Non di solo stupore e fuochi d’artificio può vivere la mixology. C’è anche chi, come Ilaria Bello del Talea di Torvaianica (vicino a Roma), pensa prima alla semplicità della bevuta. Niente gavetta in grandi cocktail bar, drink sofisticatissimi fatti per i colleghi più che per i clienti, ma un lavoro che da necessità è diventato passione.
Abbiamo intervistato Ilaria Bello, barmanager del ristorante con bar Talea. Abbiamo parlato di interazione tra cucina e cocktail con una donna appassionata bartender e mamma.
Ilaria, prima di tutto ci racconti chi sei? Qual è la tua storia?
Sono Ilaria Bello, barmanager di Talea, un ristorante che affaccia sul mare a Torvaianica e sono felicemente mamma. La mia storia è un po’ diversa da quella dei miei colleghi: non vengo infatti dal mondo della notte, ma da quello diurno. Con il mio compagno ho gestito due stabilimenti balneari: se dobbiamo parlare di bar il mio inizio è stato più che altro con la caffetteria, ormai 14 anni fa.
Quando, invece, hai iniziato a fare cocktail?
Ho iniziato a fare la bartender nel 2015. Per necessità. Ho fatto un corso, per altro indetto dalla Regione Lazio. Quindi nessuna scuola di quelle sulla bocca di tutti, ma un corso professionale ben fatto con insegnanti dell’AIBES, l’associazione italiana di bartender ufficiale.
Da lì mi sono appassionata sempre di più, ho visto la versatilità dei cocktail e mi sono piaciute tantissimo le storie che ci sono dietro, soprattutto dietro i classici. Ho anche cominciato a fare delle competizioni abbastanza importanti raggiungendo risultati molto buoni che hanno certamente aiutato ad alimentare questa passione.
Se dovessi definire i tuoi cocktail, come lo faresti?

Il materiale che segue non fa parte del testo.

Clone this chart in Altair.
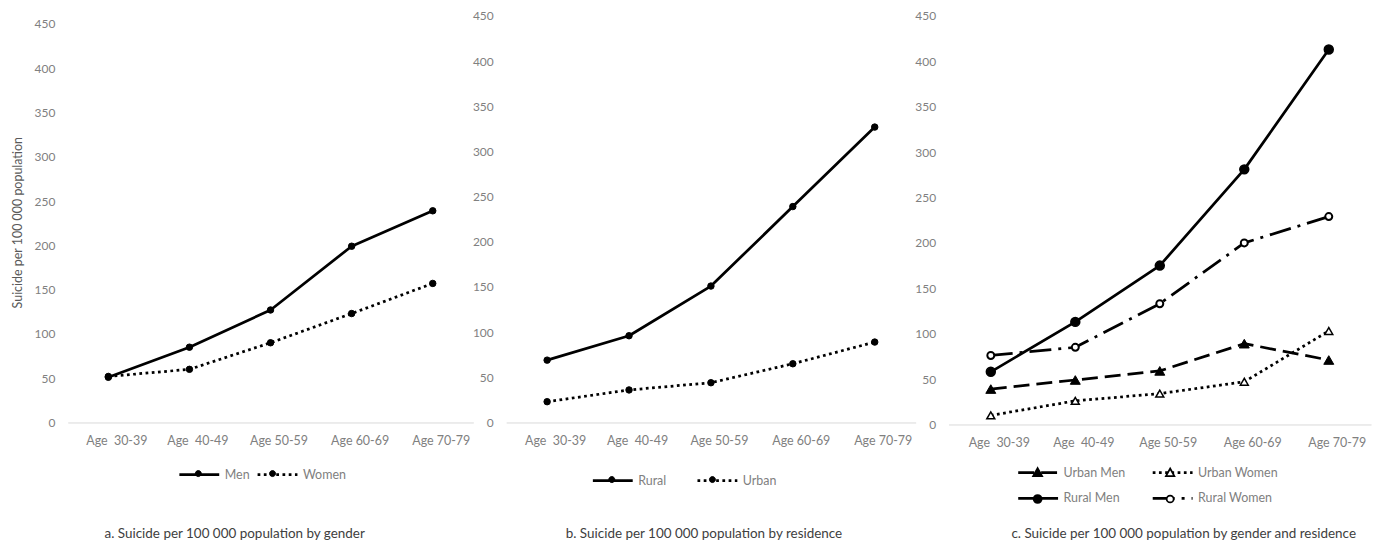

Bisogna partire da un punto: in questa zona non c’erano veri e propri cocktail bar, che intendono la mixology come territorio da esplorare. Quel che ho fatto - che mi piace fare e che sta anche alla base di Talea - è stato creare drink per i clienti. Sembra scontato, ma spesso i bartender tendono a fare da bere per stupire gli altri colleghi. Invece ho deciso di partire sempre dal cliente seguendo i trend del momento. Tequila e Mezcal, per esempio, che hanno gusti forti, tendo a ingentilirli magari usandoli in un drink tropical o giocando coi classici.
Di base mi piace partire dai classici, cui sono molto legata anche perché per "educare" bisogna partire dalle basi. Quindi prima di tutto grandi classici fatti a modo e poi si lavora, piano piano.
Qual è il concetto alla base di Talea?
Talea, per cui lavoro, è un progetto nato formalmente nel 2016: l’idea era di portare quel che non c’era. Intanto un ristorante di livello sul mare, ma soprattutto di unire la mixology con un ristorante, cosa piuttosto rara.
C’è una vera e propria sinergia con la cucina, che va da food pairing studiati a un’interazione tecnica bar-cucina. Avendone una a disposizione si può sperimentare con molti ingredienti e magari con cotture particolari o infusioni. È un mix che funziona, aspetti diversi ma la passione è la stessa.
E per finire: drink preferito?
Americano, tutta la vita: Vermouth, Bitter e uno splash di acqua Perrier.